Von Isabella und Ferdinand II. von Spanien unterstützt, brach Kolumbus mit drei Schiffen zu seiner ersten von vier Fahrten gen Westen auf (3. August 1492 – 5. März 1493). Zuvor bekam er besondere Rechte zugesprochen: die erbliche Würde eines Großadmirals, das Amt des Vizekönigs der zu entdeckenden Länder und ein Zehntel aller Handelseinnahmen dieser Länder. Auf dieser Fahrt entdeckte Kolumbus Guanahani (Watlingsinsel), Kuba und Haiti. Er starb in der Meinung, Inseln vor der eurasischen Ostküste betreten und den Westweg nach Indien entdeckt zu haben. Die Einlösung der ihm zugesagten Sonderrechte hat Kolumbus nie erlebt. Erst nach seinem Tode hat sich die ganze Tragweite seiner Entdeckung erschlossen: Mit seiner nautischen Pionierleistung und der Entdeckung des neuen Erdteils hatte sich das mittelalterliche Weltbild endgültig überlebt.

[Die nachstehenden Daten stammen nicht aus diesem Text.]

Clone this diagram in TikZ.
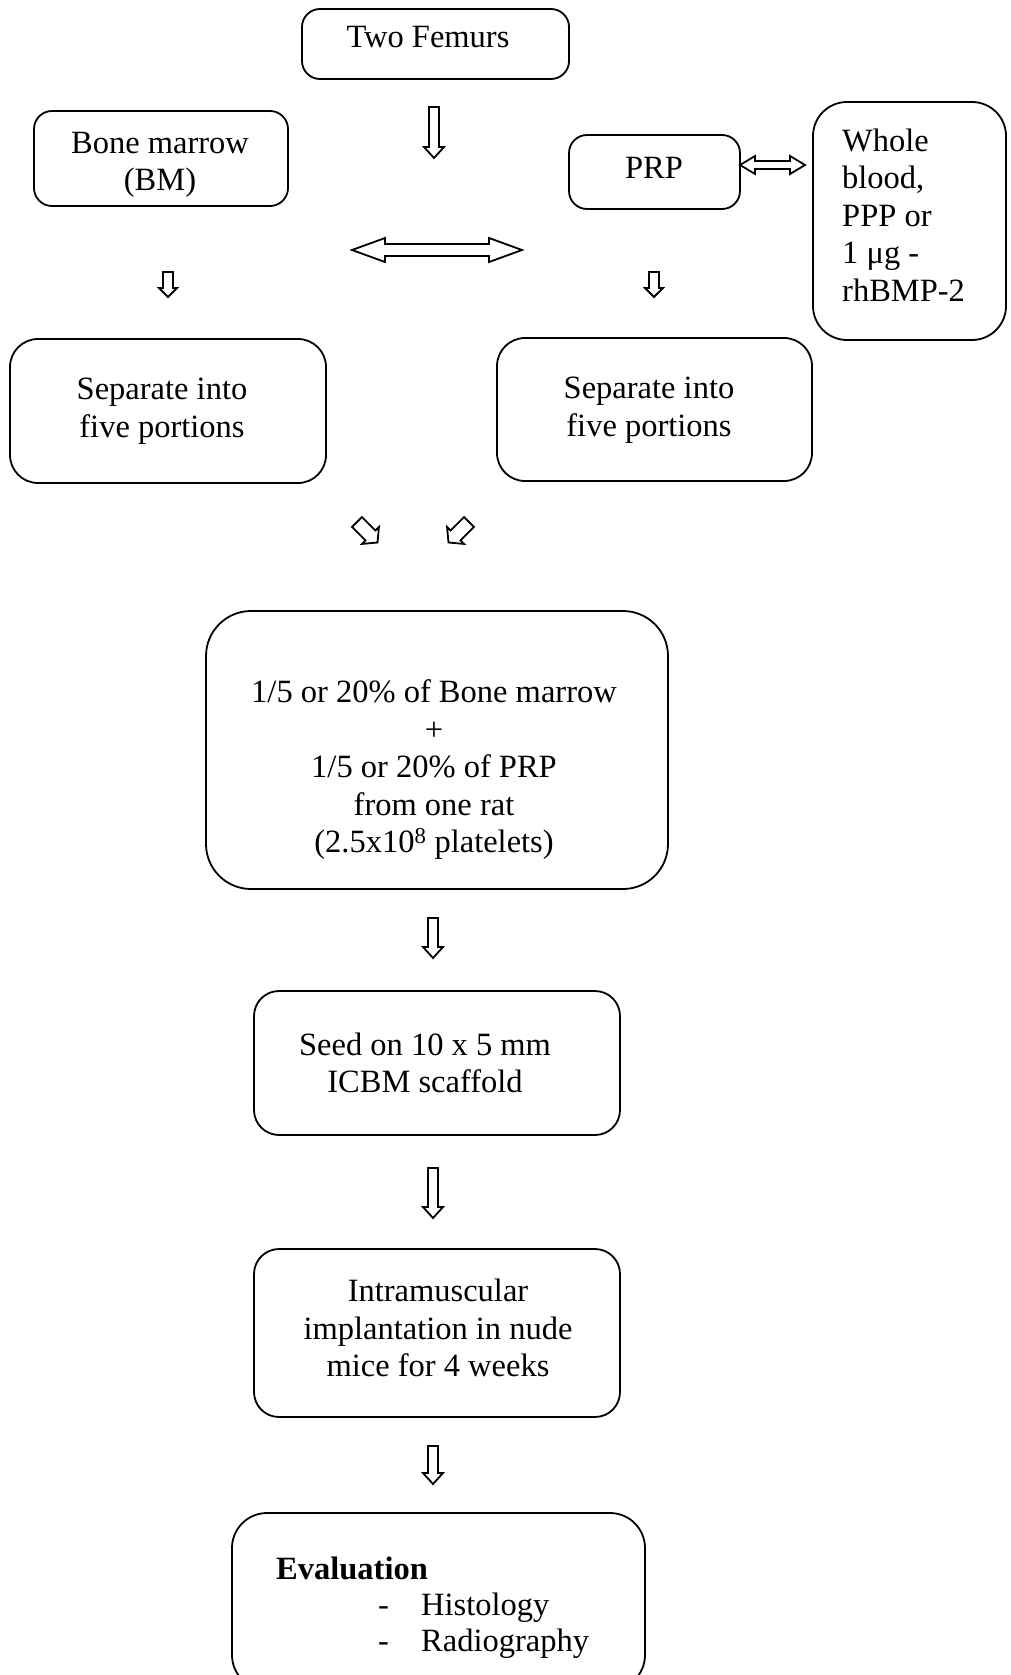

Der von Kolumbus auf der Rückreise seiner ersten Entdeckungsfahrt auf den 15. Februar 1493 datierte und mit einer Nachschrift vom 14. März 1493 versehene Brief, in dem er über seine Entdeckung berichtet, ist nicht im Original erhalten. In seinem Schreiben gab Kolumbus einen Rechenschaftsbericht an Raphael Sanchez, den Schatzmeister des spanischen Königspaares, und bestätigte, dass das von ihm gefundene Land allen Hoffnungen und Erwartungen entspreche. Er schildert eine paradiesische Natur, Reichtümer an Gold und freundliche Eingeborene, die unschwer zu guten Christen und gefügigen Arbeitskräften zu erziehen seien. (Bereits die zweite Reise, die Kolumbus von 1493 bis 1496 unternahm, sollte freilich den Traum von einer friedlichen Koexistenz zerstören.) Der Kolumbus-Brief mit seiner sensationellen Nachricht wurde bereits im April 1493 in spanischer Sprache in Barcelona gedruckt. Die europäische Öffentlichkeit erfuhr von der Entdeckung durch die lateinische Übersetzung des Briefs, die noch im selben Jahr in Rom, Antwerpen, Paris und Basel erschien. Der hier abgebildete Vorabdruck in lateinischer Übersetzung erschien in Paris und ist nur in einem weiteren Exemplar nachgewiesen.